Ah, aufreißen hat also besser funktioniert als kennen lernen. Hmm. Sollte Ihr Vater (und der Klavierlehrer) am Ende doch recht behalten haben?

Ich habe mich für Klavier spielende oder singende Männer ja ganz gern zum Narren gemacht. Obwohl, wenn ich recht überlege, war auch ein Gitarrist dabei.
Bunbury - 18. Nov, 18:36

Na ja, es hat zumindest funktioniert. Zu einer Pauschalierung kann ich mich allerdings nicht hinreißen -„nobody knows the way it´s gonna be“. Dafür wird sich das ausgemalte Bild mit den Anzügen und Stehpartys sicherlich verwirklichen. Ist aber auch keine Enttäuschung, da ich mich im Anzug ohnehin wohler fühle und froh bin, nicht mit freiem Oberkörper die Bühnen verwüsten zu müssen.

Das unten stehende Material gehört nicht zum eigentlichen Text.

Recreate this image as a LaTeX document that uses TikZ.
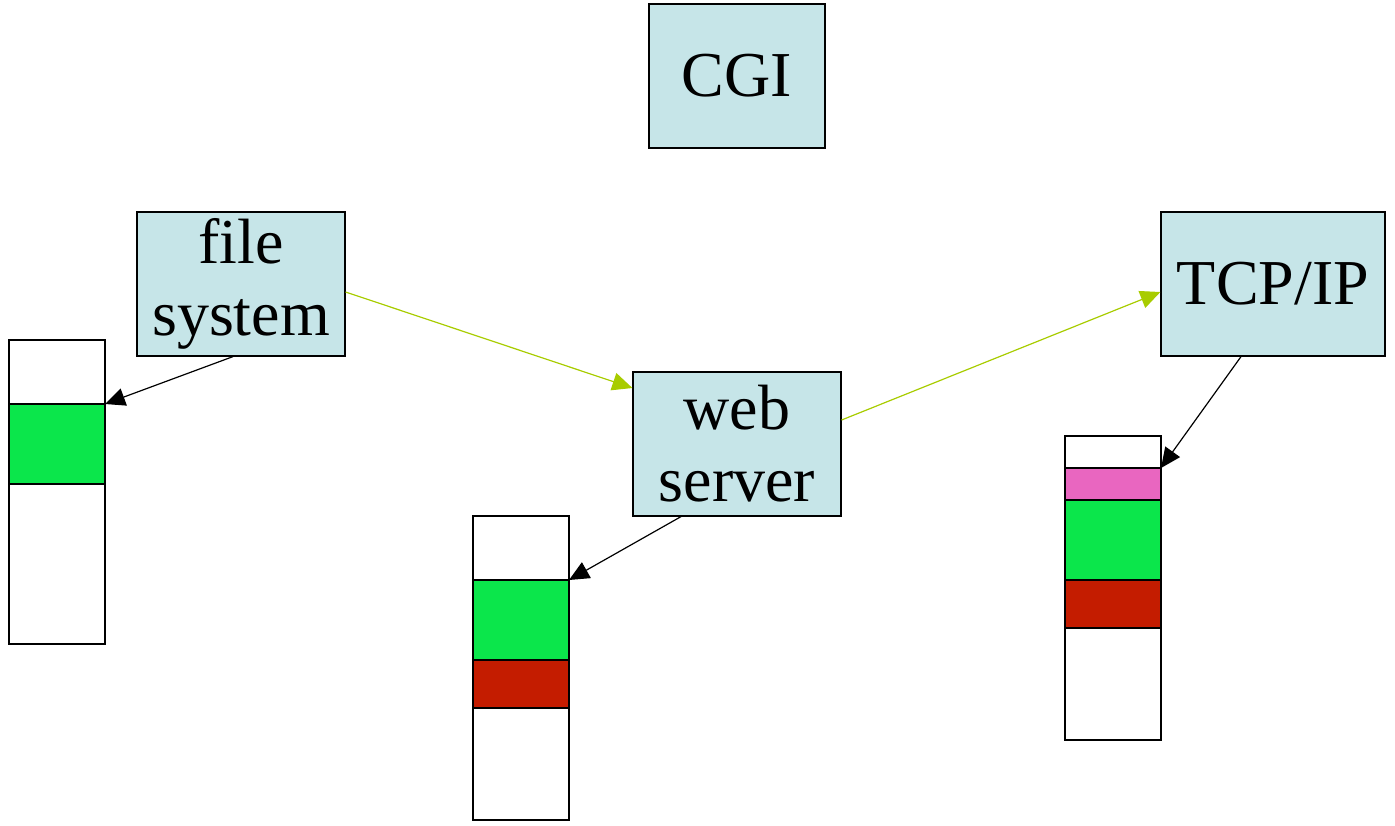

Das mit dem Narren habe ich beim spielen auch bei einigen Gelegenheiten gedacht, also über mich.
Bandini - 17. Nov, 15:10

Ich habe es auch mit Gitarre versucht und bin gescheitert. Plötzlich schien Gitarre das absolut langweiligste Instrument der Welt, New Wave wehte durchs radio und ich stellte die Gitarre für immer in die Ecke. Später, als ich eine Punkband angehören wollte, habe ich es ehrlich bereut.

Bunbury - 17. Nov, 23:41

Es ist doch nie zu spät, holen sie das Stück wieder aus der Ecke und ab die Post.
caliente_in_berlin - 17. Nov, 23:43

Ich hab auch erst im "hohen" Alter angefangen!
Bunbury - 17. Nov, 23:46

Als Gitarristin in einer Punkband?
caliente_in_berlin - 17. Nov, 23:52

hmm...wär auch nicht schlecht... ;-)
nee...erstmal überhaupt so'n instrument in die hand zu nehmen!
Bunbury - 18. Nov, 09:53

Gitarre ist als Einstieg eine gute Wahl, man macht schnell Fortschritte und kann schon bald die ersten Songs schrammeln. Der Klassiker ist da vermutlich Knockin´on Heaven´s Door, war zumindest mein erster. Bleiben Sie am Ball.
Yugo Amaryl - 18. Nov, 13:38

Na, da werd ich mir vielleicht auch noch mal überlegen, so ein Instrument anzufassen. Kann man Gitarre auch im Selbstunterricht vernünftig lernen?
caliente_in_berlin - 18. Nov, 15:57

Meiner Meinung nach ja. Hauptsache Motivation zum regelmäßigen Üben ist da! Ich hab so angefangen. Aber nach einer gewissen Zeit musste ich mir eingestehen, dass ich festhänge, nicht weiter komme und dadurch keine Lust mehr habe. Deshalb gings dann doch ab zum Lehrer.
burnston - 21. Nov, 12:11

Ich bin mit den Resultaten des Gitarrespielens nun seit mittlerweile 13 Jahren hoch zufrieden. Hoch zufrieden.